ISTANBUL (Reuters) - Istanbul riot police fired tear gas and rubber pellets on Sunday to disperse a march for transgender people banned after ultra-nationalists said that “degenerates” could not demonstrate.
Hundreds of riot police cordoned off the city’s main Taksim Square to prevent the “Trans Pride” rally taking place during the Muslim holy month of Ramadan.
Authorities have banned transgender and gay pride marches this month, citing security concerns after the ultra-nationalist warnings against any such events on Turkish soil.
“Football fans can rally in this country whenever they want. We were going to do a peaceful activity,” said Ebru Kiranci, spokesperson of the Istanbul LGBTI Solidarity Association.
“(The) holy month of Ramadan is an excuse. If you are going to respect Ramadan, respect us too. The heterosexuals think it’s too much for us, only 2 hours in 365 days,” she said.
The annual gay pride parade, described as the biggest in the Muslim world, was due to take place on June 26. Istanbul has held gay pride parades since 2003, attracting tens of thousands of marchers, but last year’s was broken up by police.
Although the Turkish republic is constitutionally secular, the vast majority of the population is Muslim.
Tayyip Erdogan, who became president in 2014 after 11 years as prime minister, has steadily boosted the power of the head of state’s office with appeals to conservative nationalist and religious-minded Turks.
This has effectively shifted Turkey from a parliamentary to a presidential system even before Erdogan seeks to amend the constitution through a referendum to make that official.
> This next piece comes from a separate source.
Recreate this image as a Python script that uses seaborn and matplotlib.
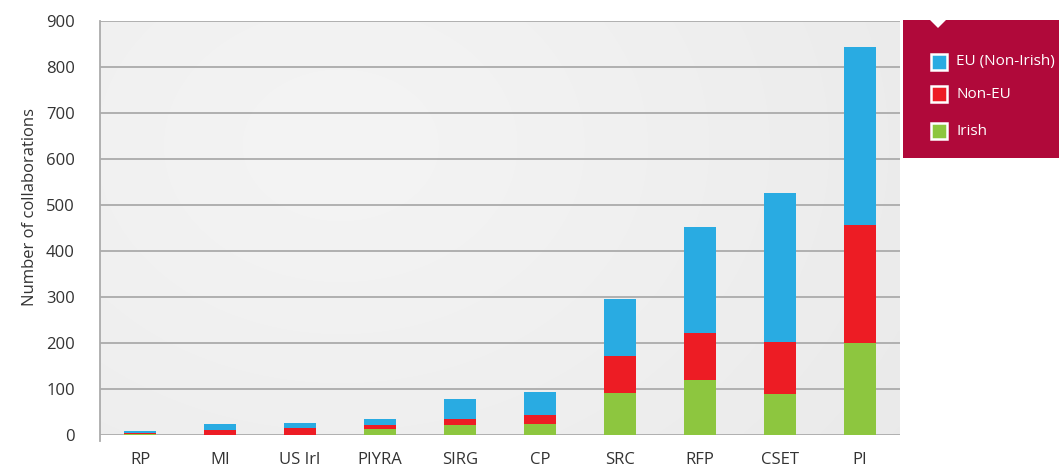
import numpy as np
import pandas as pd
import matplotlib
matplotlib.use("Agg")
import matplotlib.pyplot as plt
import seaborn as sns
from matplotlib.patches import Rectangle, Polygon

categories = ["RP", "MI", "US Irl", "PIYRA", "SIRG", "CP", "SRC", "RFP", "CSET", "PI"]
irish = [3, 0, 0, 12, 22, 23, 91, 120, 89, 199]
non_eu = [1, 11, 16, 9, 13, 21, 81, 102, 114, 258]
eu_non_irish = [5, 13, 11, 14, 43, 49, 124, 231, 323, 386]

blue = "#29ABE2"
red = "#ED1C24"
green = "#8DC63F"
legend_bg = "#B0093A"
grid_col = "#ABABAB"

df = pd.DataFrame({"cat": categories, "irish": irish, "non_eu": non_eu, "eu": eu_non_irish})
df["lvl2"] = df["irish"] + df["non_eu"]
df["total"] = df["lvl2"] + df["eu"]

sns.set_style("white")
plt.rcParams["font.family"] = ["Open Sans", "DejaVu Sans"]

fig = plt.figure(figsize=(10.59, 4.69), dpi=100)
ax = fig.add_axes([100 / 1059, 34 / 469, 800 / 1059, 414 / 469])

# soft gradient background
xx, yy = np.meshgrid(np.linspace(0, 1, 200), np.linspace(0, 1, 100))
d2 = ((xx - 0.3) * 0.9) ** 2 + ((yy - 0.7) * 0.6) ** 2
shade = 0.96 - 0.06 * np.sqrt(d2 + 0.02)
ax.imshow(shade, cmap="gray", vmin=0, vmax=1, extent=[0, 1, 0, 1],
          transform=ax.transAxes, aspect="auto", zorder=0, origin="lower",
          interpolation="bilinear")

for col, c in [("total", blue), ("lvl2", red), ("irish", green)]:
    sns.barplot(data=df, x="cat", y=col, color=c, width=0.4, saturation=1, ax=ax,
                zorder=3, linewidth=0, edgecolor="none")

ax.set_xlim(-0.5, 9.5)
ax.set_ylim(0, 900)
ax.set_yticks(range(0, 901, 100))
ax.yaxis.grid(True, color=grid_col, linewidth=1.3, zorder=1)
ax.set_axisbelow(True)
for s in ["top", "right", "bottom"]:
    ax.spines[s].set_visible(False)
ax.spines["left"].set_color(grid_col)
ax.spines["left"].set_linewidth(1.3)
ax.spines["left"].set_bounds(-12, 900)

ax.set_xlabel("")
ax.set_ylabel("Number of collaborations", fontsize=12, color="#333333")
ax.yaxis.set_label_coords(-0.078, 0.55)
ax.tick_params(axis="y", direction="out", length=7, width=1.2, color=grid_col,
               labelsize=12, labelcolor="#333333", pad=11)
ax.set_xticks(range(len(categories)))
ax.set_xticklabels(categories)
ax.tick_params(axis="x", which="major", length=0, labelsize=12, labelcolor="#333333", pad=12)
ax.set_xticks(np.arange(-0.5, 10, 1), minor=True)
ax.tick_params(axis="x", which="minor", direction="out", length=14, width=1.2, color=grid_col)

# legend box
fig.patches.append(Rectangle((903 / 1059, 1 - 158 / 469), 156 / 1059, 138 / 469,
                             transform=fig.transFigure, facecolor=legend_bg, edgecolor="none"))
fig.patches.append(Polygon([(930 / 1059, 1 - 20 / 469), (946 / 1059, 1 - 20 / 469),
                            (938 / 1059, 1 - 28 / 469)], closed=True,
                           transform=fig.transFigure, facecolor="white", edgecolor="none"))
labels = ["EU (Non-Irish)", "Non-EU", "Irish"]
cols = [blue, red, green]
ys = [62, 94, 131]
for lab, c, y in zip(labels, cols, ys):
    fig.patches.append(Rectangle((931 / 1059, 1 - (y + 8) / 469), 16 / 1059, 16 / 469,
                                 transform=fig.transFigure, facecolor=c, edgecolor="white",
                                 linewidth=1.8))
    fig.text(956 / 1059, 1 - y / 469, lab, color="white", fontsize=11, va="center", ha="left")

fig.savefig("out.png", dpi=100)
Unlike many other Muslim countries, homosexuality is not a crime in Turkey but hostility toward gays remains widespread. Critics say Erdogan and his Islamist-rooted AK Party have shown little interest in expanding rights for minorities, gays and women, and are intolerant of dissent.
The assault by the riot police targeted protesters angered by an attack on a record store launching the new Radiohead album on Saturday.
A group of men armed with sticks and bottles attacked the store late on Friday, apparently in protest at people drinking beer during Ramadan, video footage on social media showed.